What is expected:
Repeat everything from the first line of the listing below through the line that contains "0.000306, 0.00026, 0.00018, 0.0000792, 0.0000595, 0.0000197];", exactly. Leave out pictures.

Stored data:
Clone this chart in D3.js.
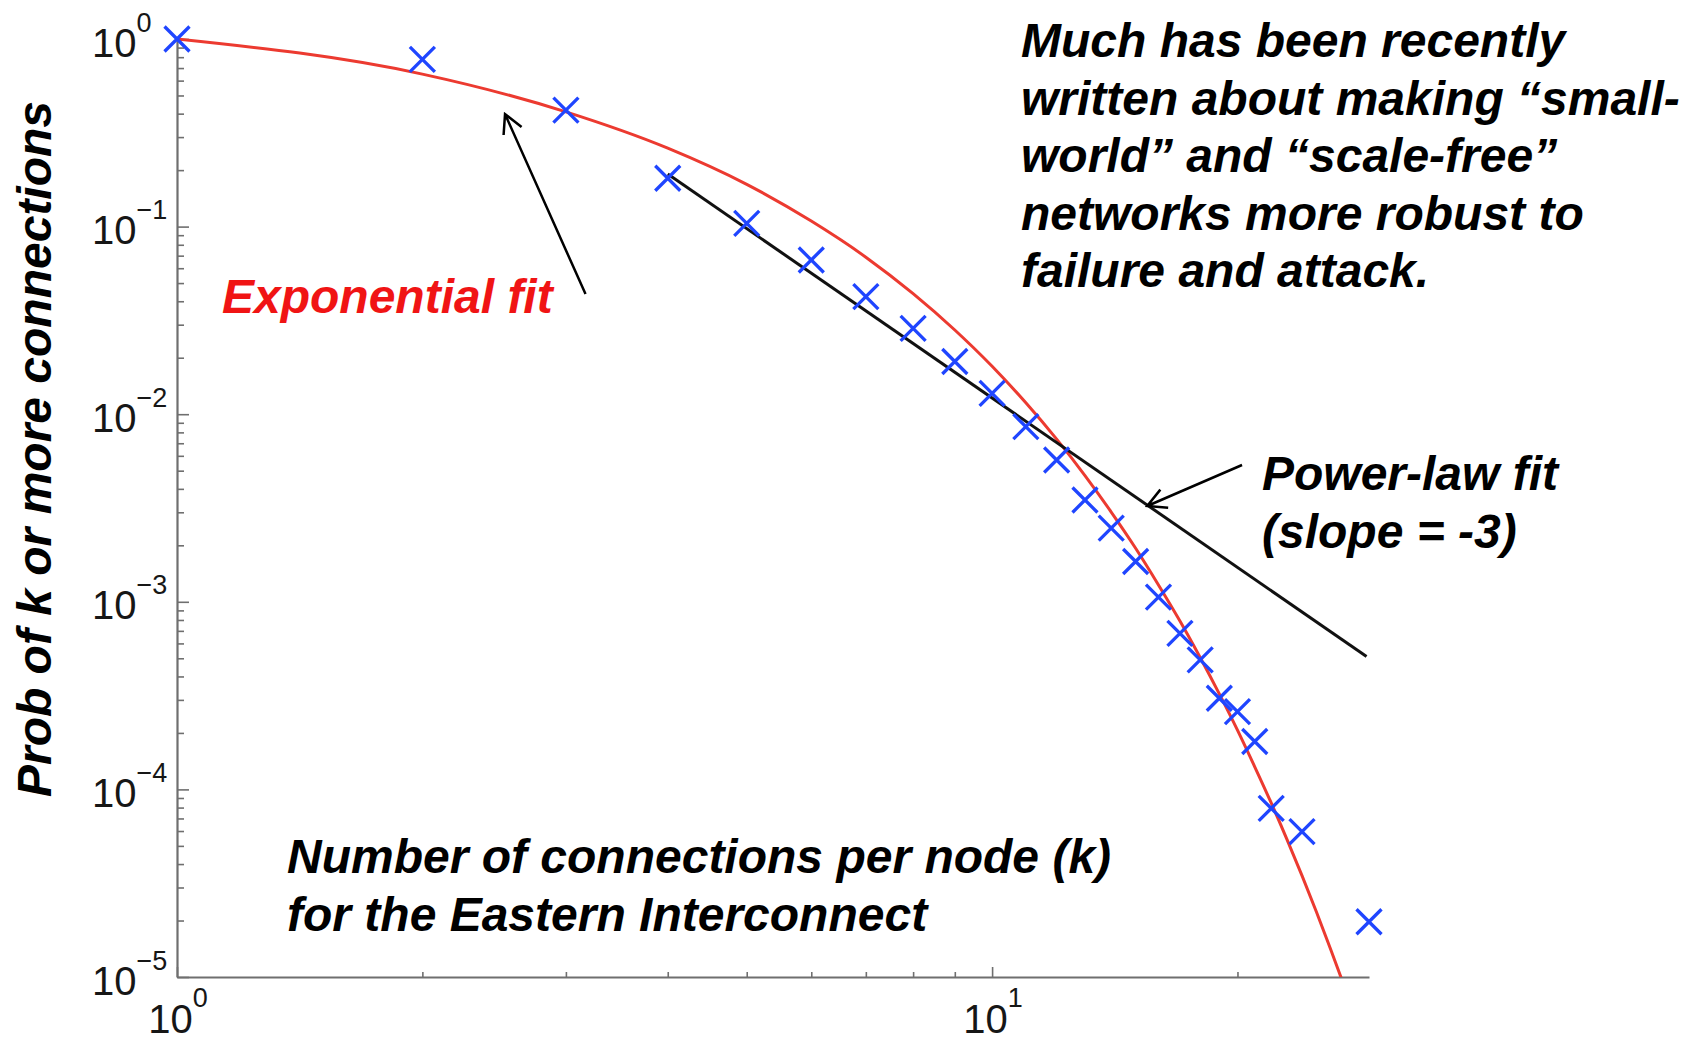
<!DOCTYPE html>
<html>
<head>
<meta charset="utf-8">
<script src="https://cdn.jsdelivr.net/npm/d3@7"></script>
<style>
  body { margin: 0; background: #fff; }
  svg { display: block; }
  .txt { font-family: "Liberation Sans", Arial, Helvetica, sans-serif; font-weight: bold; font-style: italic; font-size: 48px; }
  .tick-label { font-family: "Liberation Sans", Arial, Helvetica, sans-serif; font-size: 40px; fill: #161616; }
</style>
</head>
<body>
<svg id="chart" width="1697" height="1043"></svg>
<script>
// Degree distribution of the Eastern Interconnect: P(K >= k)
const degree      = [1, 2, 3, 4, 5, 6, 7, 8, 9, 10, 11, 12, 13, 14, 15, 16, 17, 18, 19, 20, 21, 22, 24, 29];
const probability = [1, 0.779, 0.418, 0.181, 0.104, 0.0664, 0.0423, 0.0287, 0.0191, 0.0129,
                     0.00858, 0.0057, 0.00349, 0.00247, 0.00164, 0.00106, 0.000679, 0.00049,
                     0.000306, 0.00026, 0.00018, 0.0000792, 0.0000595, 0.0000197];

// Exponential fit evaluated at integer degrees
const expFitDegree = [1, 2, 3, 4, 5, 6, 7, 8, 9, 10, 11, 12, 13, 14, 15, 16, 17, 18, 19, 20, 21, 22, 23, 24, 25, 26, 27];
const expFitProb   = [1, 0.65, 0.409, 0.262, 0.168, 0.107, 0.0687, 0.0439, 0.0281, 0.0180,
                      0.0115, 0.00736, 0.00471, 0.00301, 0.00193, 0.00123, 0.00079, 0.000505,
                      0.000323, 0.000207, 0.000132, 0.0000847, 0.0000542, 0.0000347, 0.0000222,
                      0.0000142, 0.0000091];

// Power-law fit, slope -3
const powerFitDegree = [4, 28.8];
const powerFitProb   = [0.1906, 0.000511];

// Axis ticks
const yMajorTicks    = [1e-5, 1e-4, 1e-3, 1e-2, 1e-1, 1];
const yTickExponents = ["\u22125", "\u22124", "\u22123", "\u22122", "\u22121", "0"];
const xMajorTicks    = [1, 10];
const xTickExponents = ["0", "1"];
const xMinorTicks    = [2, 3, 4, 5, 6, 7, 8, 9, 20];

// Annotation text
const yTitle      = "Prob of k or more connections";
const noteLines   = ["Much has been recently", "written about making \u201csmall-", "world\u201d and \u201cscale-free\u201d", "networks more robust to", "failure and attack."];
const expLabel    = ["Exponential fit"];
const powLabel    = ["Power-law fit", "(slope = -3)"];
const xTitleLines = ["Number of connections per node (k)", "for the Eastern Interconnect"];

// Arrow annotations (tail -> head) in data coordinates
const arrowTailK = [3.171, 20.26];
const arrowTailP = [0.0437, 0.00536];
const arrowHeadK = [2.526, 15.50];
const arrowHeadP = [0.398, 0.00324];

const svg = d3.select("#chart");
const W = 1697, H = 1043;
svg.append("rect").attr("width", W).attr("height", H).attr("fill", "#fff");

const x = d3.scaleLog().domain([1, 29]).range([177, 1369]);
const y = d3.scaleLog().domain([1e-5, 1]).range([977, 39]);

const yMinorTicks = [];
for (let e = -5; e < 0; e++) for (let m = 2; m <= 9; m++) yMinorTicks.push(m * Math.pow(10, e));

const axisColor = "#6f6f6f";

// Y axis
const gy = svg.append("g").attr("transform", `translate(${x(1)},0)`);
gy.call(d3.axisLeft(y).tickValues(yMinorTicks).tickSize(-7).tickSizeOuter(0).tickFormat(""));
gy.call(g => g.select(".domain").remove());
const gy2 = svg.append("g").attr("transform", `translate(${x(1)},0)`);
gy2.call(d3.axisLeft(y).tickValues(yMajorTicks).tickSize(-12).tickSizeOuter(0).tickFormat(""));
[gy, gy2].forEach(g => {
  g.selectAll("line").attr("stroke", axisColor).attr("stroke-width", 1.6);
  g.selectAll(".domain").attr("stroke", axisColor).attr("stroke-width", 2.2);
  g.selectAll("text").remove();
});

// X axis
const gx = svg.append("g").attr("transform", `translate(0,${y(1e-5)})`);
gx.call(d3.axisBottom(x).tickValues(xMinorTicks).tickSize(-5).tickSizeOuter(0).tickFormat(""));
gx.call(g => g.select(".domain").remove());
const gx2 = svg.append("g").attr("transform", `translate(0,${y(1e-5)})`);
gx2.call(d3.axisBottom(x).tickValues(xMajorTicks).tickSize(-10).tickSizeOuter(0).tickFormat(""));
[gx, gx2].forEach(g => {
  g.selectAll("line").attr("stroke", axisColor).attr("stroke-width", 1.6);
  g.selectAll(".domain").attr("stroke", axisColor).attr("stroke-width", 2.2);
  g.selectAll("text").remove();
});

// Tick labels: 10 with superscript exponent
yMajorTicks.forEach((v, i) => {
  const t = svg.append("text").attr("class", "tick-label")
    .attr("x", 92).attr("y", y(v) + 17.5).attr("text-anchor", "start");
  t.append("tspan").text("10");
  t.append("tspan").attr("dy", -25).attr("font-size", 27).text(yTickExponents[i]);
});
xMajorTicks.forEach((v, i) => {
  const t = svg.append("text").attr("class", "tick-label")
    .attr("x", x(v) + 1).attr("y", 1033).attr("text-anchor", "middle");
  t.append("tspan").text("10");
  t.append("tspan").attr("dy", -26).attr("font-size", 27).text(xTickExponents[i]);
});

// Clip region for fit curves
svg.append("clipPath").attr("id", "plotClip")
  .append("rect").attr("x", x(1)).attr("y", 0).attr("width", 1500 - x(1)).attr("height", y(1e-5));

// Exponential fit (red)
svg.append("path")
  .datum(expFitDegree.map((k, i) => [k, expFitProb[i]]))
  .attr("clip-path", "url(#plotClip)")
  .attr("d", d3.line().x(d => x(d[0])).y(d => y(d[1])).curve(d3.curveMonotoneX))
  .attr("fill", "none").attr("stroke", "#ec3a30").attr("stroke-width", 3).attr("stroke-linejoin", "round");

// Power-law fit (black)
svg.append("path")
  .datum(powerFitDegree.map((k, i) => [k, powerFitProb[i]]))
  .attr("d", d3.line().x(d => x(d[0])).y(d => y(d[1])))
  .attr("fill", "none").attr("stroke", "#111").attr("stroke-width", 3);

// Data markers
const ms = 12.5;
svg.append("g").selectAll("path")
  .data(degree.map((k, i) => [k, probability[i]]))
  .join("path")
  .attr("d", d => {
    const cx = x(d[0]), cy = y(d[1]);
    return `M${cx - ms},${cy - ms}L${cx + ms},${cy + ms}M${cx - ms},${cy + ms}L${cx + ms},${cy - ms}`;
  })
  .attr("fill", "none").attr("stroke", "#1f45ff").attr("stroke-width", 3.3);

// Arrows
arrowTailK.forEach((_, i) => {
  const x0 = x(arrowTailK[i]), y0 = y(arrowTailP[i]);
  const x1 = x(arrowHeadK[i]), y1 = y(arrowHeadP[i]);
  const ang = Math.atan2(y0 - y1, x0 - x1);
  const L = 21, spread = 28 * Math.PI / 180;
  const a1 = [x1 + L * Math.cos(ang + spread), y1 + L * Math.sin(ang + spread)];
  const a2 = [x1 + L * Math.cos(ang - spread), y1 + L * Math.sin(ang - spread)];
  svg.append("path")
    .attr("d", `M${x0},${y0}L${x1},${y1}M${a1[0]},${a1[1]}L${x1},${y1}L${a2[0]},${a2[1]}`)
    .attr("fill", "none").attr("stroke", "#000").attr("stroke-width", 2.5);
});

// Text blocks
function block(lines, x0, y0, color) {
  const t = svg.append("text").attr("class", "txt").attr("fill", color);
  lines.forEach((s, i) => t.append("tspan").attr("x", x0).attr("y", y0 + i * 57.5).text(s));
}
block(noteLines, 1021, 57, "#000");
block(expLabel, 222, 313, "#f01414");
block(powLabel, 1262, 490, "#000");
block(xTitleLines, 287, 873, "#000");

svg.append("text").attr("class", "txt")
  .attr("transform", "translate(51,449) rotate(-90)")
  .attr("text-anchor", "middle")
  .text(yTitle);
</script>
</body>
</html>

Result of the task:
Clone this chart in D3.js.
<!DOCTYPE html>
<html>
<head>
<meta charset="utf-8">
<script src="https://cdn.jsdelivr.net/npm/d3@7"></script>
<style>
  body { margin: 0; background: #fff; }
  svg { display: block; }
  .txt { font-family: "Liberation Sans", Arial, Helvetica, sans-serif; font-weight: bold; font-style: italic; font-size: 48px; }
  .tick-label { font-family: "Liberation Sans", Arial, Helvetica, sans-serif; font-size: 40px; fill: #161616; }
</style>
</head>
<body>
<svg id="chart" width="1697" height="1043"></svg>
<script>
// Degree distribution of the Eastern Interconnect: P(K >= k)
const degree      = [1, 2, 3, 4, 5, 6, 7, 8, 9, 10, 11, 12, 13, 14, 15, 16, 17, 18, 19, 20, 21, 22, 24, 29];
const probability = [1, 0.779, 0.418, 0.181, 0.104, 0.0664, 0.0423, 0.0287, 0.0191, 0.0129,
                     0.00858, 0.0057, 0.00349, 0.00247, 0.00164, 0.00106, 0.000679, 0.00049,
                     0.000306, 0.00026, 0.00018, 0.0000792, 0.0000595, 0.0000197];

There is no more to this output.